My friend, Ashley, greeted me as I entered Mrs. Miller’s grade two room. “Did you see Tyler was in Mr. Brown’s office AGAIN today?” I replied by telling her about my keen snooping skills and that I even sneaked in a wave without the secretaries seeing me. I told her about how upset I would be if I ever got sent to the principal’s office and she agreed with me. “Kids like that are probably used to it though,” she said. “Bad kids?” I asked, “Yeah, and black kids.” she shrugged. I had trouble understanding what Ashley meant but there was no other kid in our grade that looked like Tyler and he was always causing trouble, could those two things be related?

(Disclaimer: The names in this story have been changed.)


Writing The Self 1: Murray Arena

    I have spent several mornings and evenings watching hockey, public skating, and eating greasy rink food.  Over time, going to the arena to watch hockey became less about watching the game and more about socializing.  My classmates and I would miss entire periods huddled around the canteen tables, playing truth or dare and figuring out who was crushing on whom.  I was looking forward to yet another weekend spent at the rink; a place so familiar I could consider it a second home.

    I wanted to spend the least amount of time possible in the frigid December air and my pace seemed to increase with each step towards Murray Arena, which was a short, five-minute walk from my house.  Although, most things in Souris were a short, five-minute walk from my house.  The Pee Wee boys were scheduled to play early that morning and the sun was not up yet to light my path to the rink.  Each exhale sent a whirling puff of water vapour out to dance in front of me.  Instantly regretting my decision not to wear mittens, I stuffed my hands into the warm, deep pockets of my winter jacket.  My Mother’s voice sang “I told you so,” loud and clear in my mind.

    In a few short moments my good friend, Kate, was meeting me at the rink.  Kate was bringing the posters we worked on during our lunch hours at school.  Each player on the Souris Pee Wee Minor hockey team had their own personal 8.5 x 11-inch poster decorated with sharpies and made with love.

    Finally, the complex came into my view and my anticipation grew with excitement for what was waiting for me.  I pushed through the doors of the arena and hung up my bulky jacket by the row of bleachers.  As I looked around, I inhaled a deep breath and wrinkled my nose at the smell of body odour.  It was the kind of stench that can only be provided by a boys locker room.  I met Kate in the music booth that looked over the surface of the ice.  She handed me a steaming hot chocolate and I eagerly took a sip, letting the liquid warm my insides.  As the game began, we excitedly chose music off our iPods to play for the small crowd of parents sitting outside with Tim Horton’s coffee cups gripped tight in their hands.  From Justin Bieber to ACDC, Kate and I were exceptionally proud of our song choices.  While cheering on my peers as they skated across the ice, I could not help but feel like a stereotypical Canadian pre-teen.
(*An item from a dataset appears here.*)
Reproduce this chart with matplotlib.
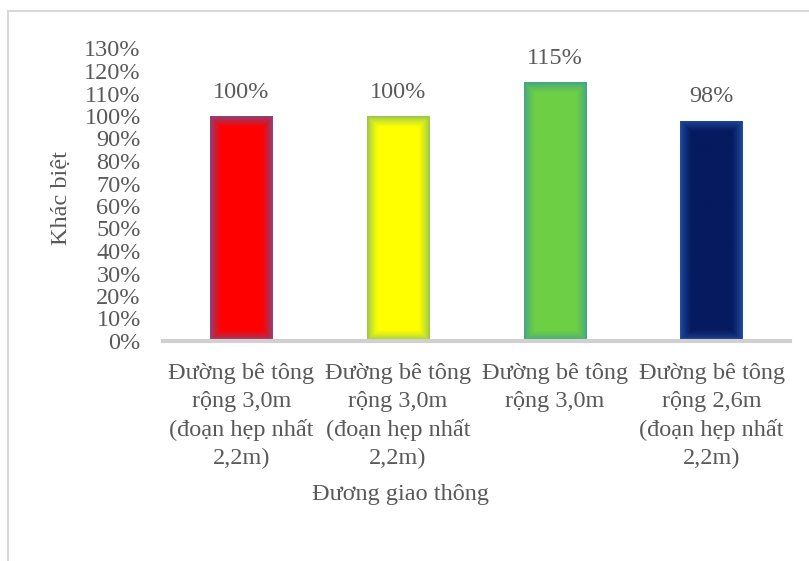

    Unlike most of my friends, I was not ever a hockey player nor a figure skater, however, the rink was still a place I considered home.  It truly felt like a home away from home but I guess nearly everywhere in my small town did.  There is a sense of comfort in visiting a place you have seen a thousand times.  Every building and landmark in Souris impacted my childhood somehow, someway.  The rink, of course, is no different.